# Wade fishing opportunity ?



## Aaron D

Hi all, I’m brand new on here. I’m not from the area but I’m going to be heading out there on vacation in a few weeks. My wife has blessed me with permission to fish a little while there. I have a kayak I can bring , but I’m mainly looking for some good wading info. I’d rather fish the bay side or sound as it’s called I believe if possible. I’m not a poacher, I don’t ever keep fish. I’m a fly fisher so I’m well versed in proper Etiquette as far as treating the land and resources with respect. I just Love a good tug on the end of my fly line. Reds, trout, snook, anything like that would be ideal. Any local knowledge would be super helpful and much appreciated. If anyone is ever looking to fish Arkansas I can return the favor. 😉 thank you in advance! Aaron


----------



## BananaTom

Where will you be staying?

There are lots places to recommend


----------



## jspooney

Any grass flats early in the morning or late in the afternoon. Start at Quietwater beach, right across from the toll booth to Pensacola Beach. East of the toll booth. You will find specks, reds, and lots of lady fish. They are great on a fly.


----------



## jspooney

You can also wade the gulf. You will see schools of fish in the surf.


----------



## wtbfishin'

Shuffle those feet as you move along to avoid stepping on something you do want to step on.
I like wading gulf side in that clear water personally. I prefer my intermediate sink line over floating and it works well in the bay also. Floating lines work fine though. Gulf side give you a better shot at a Pompano and their a ball on the fly rod.
Where are you from in Arkansas? I've been wanting to get over that way for a while now. I still need a large Brown to hand, 19" best to date. Pretty much a C&R guy too.
If you had to pick your favorite month there to fish what would that be?


----------



## flysmallie

From your neighbor just north of the Arkansas border I would suggest the beach. It's an absolute blast to tangle with some of these salty creatures on a fly rod. 
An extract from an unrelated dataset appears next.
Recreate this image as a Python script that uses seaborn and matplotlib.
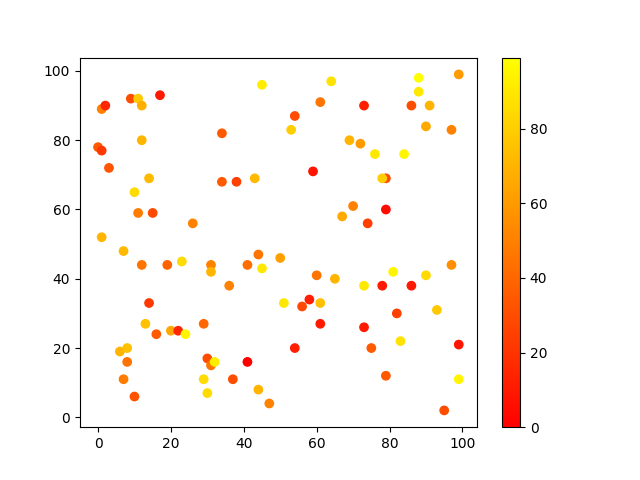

I typically use a clouser or a wiggle minnow and always have a good time. I'm not looking for table fare so I really don't care what I catch and just enjoy being on the beach early before most are even out of bed.


----------



## SupremeHair

The surf can be a blast to fish when the waves give it to you. Try and get out on the near sandbar(if there is one) and fish the cut or outside slope. Deep holes along the inside will hold fish also. Try clouser type weighted flys in chartruese in low light and more natural olive or tan when the sun gets up. Try top water on grass flats early morning or at low light. Try and find undisturbed water and fish where the swimmers & jet skis ain't. Good luck... Tight lines!


----------



## Aaron D

Thanks for all the input! We will be staying at the quality inn in Pensacola. Kind of close to Escambia bay according to google. Any grass flats around there? But I will hit the beach for sure. I tie tons of different clouser color variations. Any particular colors you guys prefer? And I live in south Arkansas. Not great for anything other than catfish or bass around here, but I trout fish a lot in the northern part of the state. If it’s huge brown trout you seek, try the white river in the winter. Google streamer fishing the white river. Your jaw may drop lol. Also Arkansas has some of the biggest freshwater stripers anywhere in the country. My personal best was a 40 pounder on my 8w in lake Catherine. Those pompano look pretty cool! Kinda resemble a permit. Again thanks! Hope to hear from y’all again soon!


----------



## Aaron D

Oh forgot to ask, is the quiet water beach area good to fish from a kayak?


----------



## jspooney

Aaron D said:


> Oh forgot to ask, is the quiet water beach area good to fish from a kayak?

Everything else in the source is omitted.